We're pleased to present the judges for our 25th annual literary contest, which closes December 1 (postmarked). The winners in each category receive $2000. Two honourable mentions in each category receive $250 each. You can find full submission guidelines on our website.
Fiction Judge: Naomi Lewis
Photo credit: Leo Aragon |
Naomi K. Lewis is a writer, editor, teacher based in Calgary. She wrote her 2008 novel Cricket in a Fist while a graduate student at UNB, and her 2012 story collection won Enfield & Wizenty's Colophon Prize and was shortlisted for two Alberta book awards. Her non-fiction has been shortlisted for provincial and national magazine awards. Naomi was a magazine editor for the last decade, and will be UNB's writer-in-residence throughout the winter of 2016.
Poetry Judges: Rae Armantrout, Lorna Crozier, and Brecken Hancock
Rae Armantrout has published 12 books of poetry. Her most recent collection, Itself, was published in 2015. Her 2013 book, Just Saying, has just appeared in an Italian edition on stampato presso, Rome. Her poems have also been collected in a Spanish edition: Rae Armantrout: Poemas: (Spain, 2014). Versed (2009) received the Pulitzer Prize and the National Book Critics Circle Award. Partly, a volume of new and selected poems will appear in 2016. Her work has appeared in many anthologies such as: The Best of the Best American Poetry: 1988-2012 (2013), The Open Door: 100 Poems, 100 Years of Poetry Magazine (2012). Armantrout was a fellow at the Rockefeller Center in Bellagio, Italy from June 26 to July 24 2014.

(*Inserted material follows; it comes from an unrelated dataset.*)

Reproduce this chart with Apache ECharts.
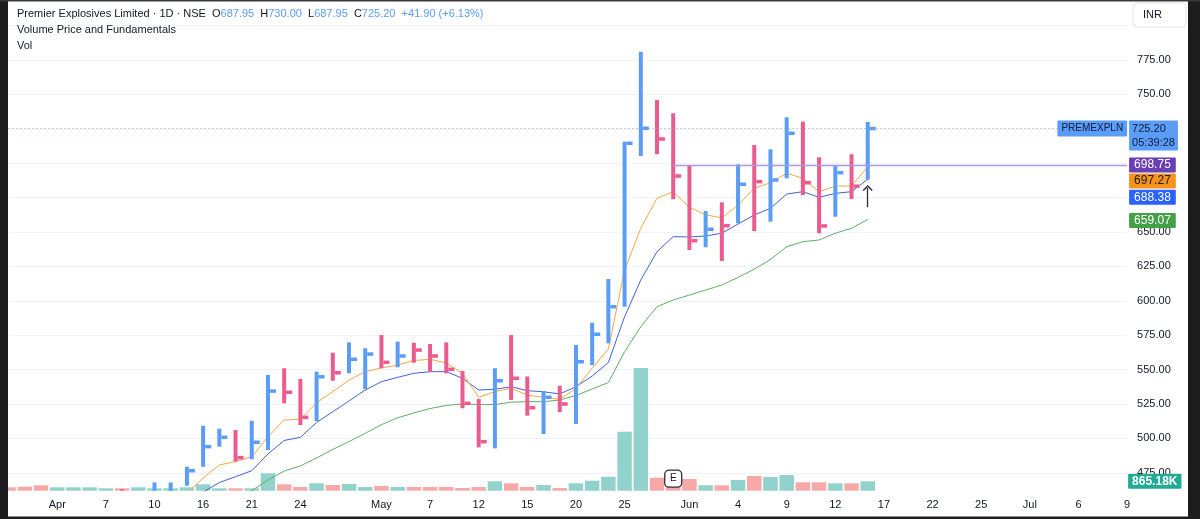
<!DOCTYPE html>
<html><head><meta charset="utf-8">
<script src="https://cdn.jsdelivr.net/npm/echarts@6/dist/echarts.min.js"></script>
<style>html,body{margin:0;padding:0;background:#fff;}#c{width:1200px;height:519px;}</style>
</head><body><div id="c"></div>
<script>
// ---------- data ----------
const dates = ['2026-03-27','2026-03-30','2026-03-31','2026-04-01','2026-04-02','2026-04-06','2026-04-07','2026-04-08','2026-04-09','2026-04-10',
 '2026-04-13','2026-04-15','2026-04-16','2026-04-17','2026-04-20','2026-04-21','2026-04-22','2026-04-23','2026-04-24','2026-04-27',
 '2026-04-28','2026-04-29','2026-04-30','2026-05-04','2026-05-05','2026-05-06','2026-05-07','2026-05-08','2026-05-11','2026-05-12',
 '2026-05-13','2026-05-14','2026-05-15','2026-05-18','2026-05-19','2026-05-20','2026-05-21','2026-05-22','2026-05-25','2026-05-26',
 '2026-05-28','2026-05-29','2026-06-01','2026-06-02','2026-06-03','2026-06-04','2026-06-05','2026-06-08','2026-06-09','2026-06-10',
 '2026-06-11','2026-06-12','2026-06-15','2026-06-16','2026-06-17','2026-06-18','2026-06-19','2026-06-22','2026-06-23','2026-06-24',
 '2026-06-25','2026-06-29','2026-06-30','2026-07-01','2026-07-02','2026-07-03','2026-07-06','2026-07-07','2026-07-08','2026-07-09'];
const opens  = [455,450,447,444,450,449,451,458,453,457, 459,467,482,496,500,488,498,540,533,516, 555,549,556,565,555,567,564,560,547,525,
 498,548,540,520,530,524,557,576,597,715, 730,720,690,645,660,658,695,680,692,720, 685,665,695,687.95];
const highs  = [457,455,452,454,456,455,457,463,459,468, 468,479.4,509.2,507.1,506.1,512.9,546.1,551,543.2,548.5, 562.3,569.8,565.5,575.1,570.3,569.5,568.6,569.8,549,528.6,
 551,575.1,545,534.4,538.3,567.9,584.1,615.8,715.6,781, 745.9,736.3,698,665.3,671.6,699.2,713.2,710.1,733.4,730.2, 704.3,698.2,706.5,730];
const lows   = [447,444,441,442,447,446,448,452,450,456, 457,465.6,479.4,494,483.1,484.8,491.6,525.5,509.7,512.6, 541.9,547.3,535.9,551,551.7,555,548.5,547.3,521.9,493.5,
 492.8,527.9,516.5,503.2,519,510.5,553.3,569.1,595.7,705.2, 706.5,673.8,636.9,638.9,628.9,656.3,650.7,657.5,689,676.9, 649,661.1,674,687.95];
const closes = [449,446,443,451,453,452,455,454,457,461, 461,476.5,494,500.8,486,497.2,534.4,533.5,515.3,544.8, 547.7,557.5,561.3,555.3,559.9,564.2,559.9,550.2,525.5,497.6,
 541.9,543.7,522.3,529.9,525,555.7,575.7,595.7,714.5,725.4, 717.6,690.7,643.7,652,654.6,684.7,686.6,687.8,721.7,685.8, 654.4,693.1,683.3,725.2];
// volume in thousands of shares
const volumes = [313,368,497,313,313,313,221,221,313,221, 221,313,589,221,221,221,1600,589,340,680, 524,616,340,432,340,340,340,340,248,340,
 865,680,340,524,248,680,920,1288,5428,11288, 1196,708,1076,497,497,984,1352,1260,1444,773, 773,680,680,865.18];
const N = null;
const maFast = [N,N,N,N,N,N,N,N,N,N, N,460,471.2,480.7,483.1,486.7,501.2,513.4,513.9,525.9, 534,542.4,548.5,551.2,553.3,556.6,557.5,554.8,547.3,529.9,
 534,536.4,531.5,529.9,528.4,536.4,551,565,622.4,652.7, 674.5,679.3,668,662.5,660.3,669.6,681.8,685.8,692.7,689, 679.3,683.4,683.4,697.27];
const maMid  = [N,N,N,N,N,N,N,N,N,N, N,N,461,467.9,472.2,476.5,488.7,498.5,500.8,511.6, 519.4,527.2,535.2,541.2,544.4,547.3,548.5,548.5,543.7,535.2,
 535.7,537.6,534.7,533.9,532.3,537.6,545.3,555.2,588.4,615.1, 635.7,646.6,646.4,647.1,649.1,655.8,662.4,667.2,677.6,679.3, 675.2,678.1,679.3,688.38];
const maSlow = [N,N,N,N,N,N,N,N,N,N, N,N,N,N,456,462,469.8,476.3,480,485.8, 492,497.7,503.7,510,515,518.5,521.7,524,525,524.6,
 524.6,526.3,526.7,526.7,527.9,531.2,535.9,540.6,563,581.2, 595.7,600.6,604.2,607.8,611.5,617,623,630,639.3,643, 644.2,649.1,652.7,659.07];
const tickDates = ['2026-04-01','2026-04-07','2026-04-10','2026-04-16','2026-04-21','2026-04-24','2026-05-04','2026-05-07','2026-05-12','2026-05-15','2026-05-20',
 '2026-05-25','2026-06-01','2026-06-04','2026-06-09','2026-06-12','2026-06-17','2026-06-22','2026-06-25','2026-07-01','2026-07-06','2026-07-09'];
const tickTexts = ['Apr','7','10','16','21','24','May','7','12','15','20','25','Jun','4','9','12','17','22','25','Jul','6','9'];
const levelValue = 698.75, levelStart = '2026-05-29';
const earningsDate = '2026-05-29';
const arrowDate = '2026-06-16', arrowFrom = 668, arrowTo = 682;
const symbolName = 'PREMEXPLN', countdown = '05:39:28';
const headerTitle = 'Premier Explosives Limited · 1D · NSE';

// ---------- chart ----------
const FONT = 'Liberation Sans, Arial, sans-serif';
const UP = '#5b9cf6', DOWN = '#ec5b8e', VUP = '#92d2cc', VDOWN = '#f7a9a7';
const TXT = '#131722';
const HIDDEN = 'rgba(0,0,0,0)';
const last = closes.length - 1;
const chg = closes[last] - closes[last - 1];
const pct = chg / closes[last - 1] * 100;
const tickMap = {}; tickDates.forEach((d, k) => tickMap[d] = tickTexts[k]);
const barData = closes.map((c, i) => [i, opens[i], highs[i], lows[i], c]);
const volData = volumes.map((v, i) => ({ value: v, itemStyle: { color: closes[i] >= opens[i] ? VUP : VDOWN } }));
const G = { left: 8.6, right: 72.9, outerBoundsMode: 'none', containLabel: false };

function renderBar(params, api) {
  const i = api.value(0);
  const o = api.value(1), h = api.value(2), l = api.value(3), c = api.value(4);
  const ph = api.coord([i, h]), pl = api.coord([i, l]), pc = api.coord([i, c]);
  const cs = params.coordSys;
  const top = Math.max(ph[1], cs.y), bot = Math.min(pl[1], cs.y + cs.height);
  if (bot <= top) return null;
  const color = c >= o ? UP : DOWN;
  const x = ph[0];
  const children = [{ type: 'rect', shape: { x: x - 2, y: top, width: 4, height: bot - top }, style: { fill: color } }];
  if (pc[1] >= cs.y && pc[1] <= cs.y + cs.height) {
    children.push({ type: 'rect', shape: { x: x + 2, y: pc[1] - 1.75, width: 6, height: 3.5 }, style: { fill: color } });
  }
  return { type: 'group', children };
}

function lastLabel(value, bg, fg, dy) {
  return {
    silent: true, symbol: 'none', animation: false,
    lineStyle: { color: HIDDEN, width: 0 },
    label: { show: true, position: 'end', distance: 2, formatter: value.toFixed(2), backgroundColor: bg, color: fg,
      padding: [1, 5], fontSize: 12, lineHeight: 13, fontFamily: FONT, offset: [0, dy], borderRadius: 1 },
    data: [{ yAxis: value }]
  };
}

const endDate = dates[dates.length - 1];
const option = {
  animation: false,
  backgroundColor: '#ffffff',
  grid: [
    Object.assign({ top: -8.8, bottom: 11.8 }, G),
    Object.assign({ top: -8.8, bottom: 28.3 }, G),
    Object.assign({ top: 350, bottom: 28.3 }, G)
  ],
  xAxis: [0, 1, 2].map(k => ({
    type: 'category', gridIndex: k, data: dates, boundaryGap: false,
    axisLine: { show: false }, axisTick: { show: false }, splitLine: { show: false },
    axisLabel: k === 2 ? { show: true, interval: 0, margin: 9, color: TXT, fontSize: 11, fontFamily: FONT,
      formatter: (v) => tickMap[v] || '' } : { show: false }
  })),
  yAxis: [
    { type: 'value', gridIndex: 0, position: 'right', min: 450, max: 825, interval: 25,
      axisLine: { show: false }, axisTick: { show: false },
      splitLine: { show: true, showMinLine: false, showMaxLine: false, lineStyle: { color: '#f0f3fa', width: 1 } },
      axisLabel: { margin: 10, color: TXT, fontSize: 11, fontFamily: FONT,
        formatter: (v) => (v < 470 || v > 780) ? '' : v.toFixed(2) } },
    { type: 'value', gridIndex: 1, position: 'right', min: 462, max: 825, show: false, splitLine: { show: false } },
    { type: 'value', gridIndex: 2, min: 0, max: 12950, show: false, splitLine: { show: false } }
  ],
  series: [
    {
      type: 'bar', name: 'Vol', xAxisIndex: 2, yAxisIndex: 2, data: volData, barWidth: 14.5, z: 1,
      markLine: {
        silent: true, symbol: 'none', animation: false, lineStyle: { color: HIDDEN, width: 0 },
        label: { show: true, position: 'end', distance: 1, formatter: (volumes[last]).toFixed(2) + 'K',
          backgroundColor: '#22ab94', color: '#fff', fontWeight: 'bold', fontSize: 12, lineHeight: 13,
          padding: [1, 4], fontFamily: FONT, borderRadius: 1 },
        data: [{ yAxis: volumes[last] }]
      },
      markPoint: {
        silent: true, animation: false,
        data: [{ coord: [earningsDate, 0], symbol: 'roundRect', symbolSize: [17, 17], symbolOffset: [0, -12],
          itemStyle: { color: '#ffffff', borderColor: '#2a2e39', borderWidth: 1.3 },
          label: { show: true, position: 'inside', formatter: 'E', color: TXT, fontSize: 10, fontFamily: FONT } }]
      }
    },
    {
      type: 'line', name: 'slow', xAxisIndex: 1, yAxisIndex: 1, data: maSlow, showSymbol: false, z: 3,
      lineStyle: { color: '#5fae64', width: 1 }, connectNulls: false,
      markLine: lastLabel(maSlow[last], '#43a047', '#ffffff', 1)
    },
    {
      type: 'line', name: 'mid', xAxisIndex: 1, yAxisIndex: 1, data: maMid, showSymbol: false, z: 3,
      lineStyle: { color: '#3f62d6', width: 1 },
      markLine: lastLabel(maMid[last], '#2962ff', '#ffffff', 18)
    },
    {
      type: 'line', name: 'fast', xAxisIndex: 1, yAxisIndex: 1, data: maFast, showSymbol: false, z: 3,
      lineStyle: { color: '#f5a742', width: 1 },
      markLine: lastLabel(maFast[last], '#f7931a', TXT, 14)
    },
    {
      type: 'custom', name: 'price', xAxisIndex: 1, yAxisIndex: 1, data: barData, renderItem: renderBar, z: 4,
      encode: { x: 0, y: [1, 2, 3, 4] },
      markLine: {
        silent: true, animation: false, symbol: 'none',
        data: [
          [{ coord: [levelStart, levelValue], lineStyle: { color: '#a99ae0', width: 1.3, type: 'solid' },
             label: { show: true, position: 'end', distance: 2, formatter: levelValue.toFixed(2), backgroundColor: '#6a3fb5',
               color: '#ffffff', padding: [1, 5], fontSize: 12, lineHeight: 13, fontFamily: FONT, borderRadius: 1 } },
           { coord: [endDate, levelValue] }],
          { yAxis: closes[last], lineStyle: { color: '#8d9bb3', width: 1, type: [1, 3] },
            label: { show: true, position: 'end', distance: 2, formatter: closes[last].toFixed(2) + '\n' + countdown,
              backgroundColor: '#5b9cf6', color: '#0d1b3e', padding: [1, 3], fontSize: 11, lineHeight: 14,
              fontFamily: FONT, offset: [0, 7], borderRadius: 1 } },
          { yAxis: closes[last], lineStyle: { color: HIDDEN, width: 0 },
            label: { show: true, position: 'insideEnd', distance: 0, formatter: symbolName,
              backgroundColor: '#5b9cf6', color: '#0d1b3e', padding: [2, 4], fontSize: 10, lineHeight: 12,
              fontFamily: FONT, verticalAlign: 'middle', offset: [0, 0], borderRadius: 1 } },
          [{ coord: [arrowDate, arrowFrom], lineStyle: { color: '#2a2e39', width: 1.3, type: 'solid' }, label: { show: false } },
           { coord: [arrowDate, arrowTo], symbol: 'path://M0,0 L5,5 L4,6 L0,2 L-4,6 L-5,5 Z', symbolSize: [10, 6] }]
        ]
      }
    }
  ],
  graphic: [
    { type: 'text', x: 17, y: 14, z: 50, style: {
        text: '{t|' + headerTitle + '}  {k|O}{v|' + opens[last].toFixed(2) + '}  {k|H}{v|' + highs[last].toFixed(2) +
          '}  {k|L}{v|' + lows[last].toFixed(2) + '}  {k|C}{v|' + closes[last].toFixed(2) + '}  {v|' +
          (chg >= 0 ? '+' : '') + chg.toFixed(2) + ' (' + (pct >= 0 ? '+' : '') + pct.toFixed(2) + '%)}',
        verticalAlign: 'middle', font: '11px ' + FONT,
        rich: { t: { fill: TXT, fontSize: 11, fontFamily: FONT }, k: { fill: TXT, fontSize: 11, fontFamily: FONT },
                v: { fill: '#5b9cf6', fontSize: 11, fontFamily: FONT } } } },
    { type: 'text', x: 17, y: 30, z: 50, style: { text: 'Volume Price and Fundamentals', fill: TXT, font: '11px ' + FONT, verticalAlign: 'middle' } },
    { type: 'text', x: 17, y: 46, z: 50, style: { text: 'Vol', fill: TXT, font: '11px ' + FONT, verticalAlign: 'middle' } },
    { type: 'rect', z: 50, shape: { x: 1133, y: 3, width: 53, height: 24, r: 4 }, style: { fill: '#ffffff', stroke: '#e0e3eb', lineWidth: 1 } },
    { type: 'text', z: 51, x: 1143, y: 15, style: { text: 'INR', fill: TXT, font: '11px ' + FONT, verticalAlign: 'middle' } },
    { type: 'rect', z: 60, shape: { x: 0, y: 0, width: 8, height: 519 }, style: { fill: '#1c1c1e' } },
    { type: 'rect', z: 60, shape: { x: 1188, y: 0, width: 12, height: 519 }, style: { fill: '#1c1c1e' } },
    { type: 'rect', z: 60, shape: { x: 0, y: 516.5, width: 1200, height: 3 }, style: { fill: '#1c1c1e' } },
    { type: 'rect', z: 60, shape: { x: 0, y: 0, width: 1200, height: 1.5 }, style: { fill: '#3a3a3c' } }
  ]
};
const chart = echarts.init(document.getElementById('c'));
chart.setOption(option);
</script>
</body></html>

Lorna Crozier has received many awards, including the Governor General’s and B.C.’s Lieutenant’s Governor’s Award for Lifetime Achievement, as well as five honourary doctorates. An Officer of the Order of Canada, she has published a memoir and 16 books of poetry, the latest called The Wrong Cat, and The Wild in You, a collaboration with the photographer Ian McAllister. Her poems have been translated into several languages, including a book-length translation in French and another in Spanish, and she has read in every continent, except Antarctica. She lives on Vancouver Island with Patrick Lane, two turtles, many fish and two fine cats.
Brecken Hancock's poetry, essays, interviews, and reviews have been published or are forthcoming in Brick, Best Canadian Poetry in English, Best American Experimental Writing, Papirmass, Lemon Hound, The Globe & Mail, Hazlitt, and on the site Canadian Women in the Literary Arts. Her first book of poems, Broom Broom (Coach House, 2014), won the Trillium Book Award for Poetry, was named by The Globe & Mail's Jared Bland as a debut of the year, and appeared on a number of year-end best-book lists, including the National Post, All Lit Up, and BookThug's Best Reads. She lives in Ottawa.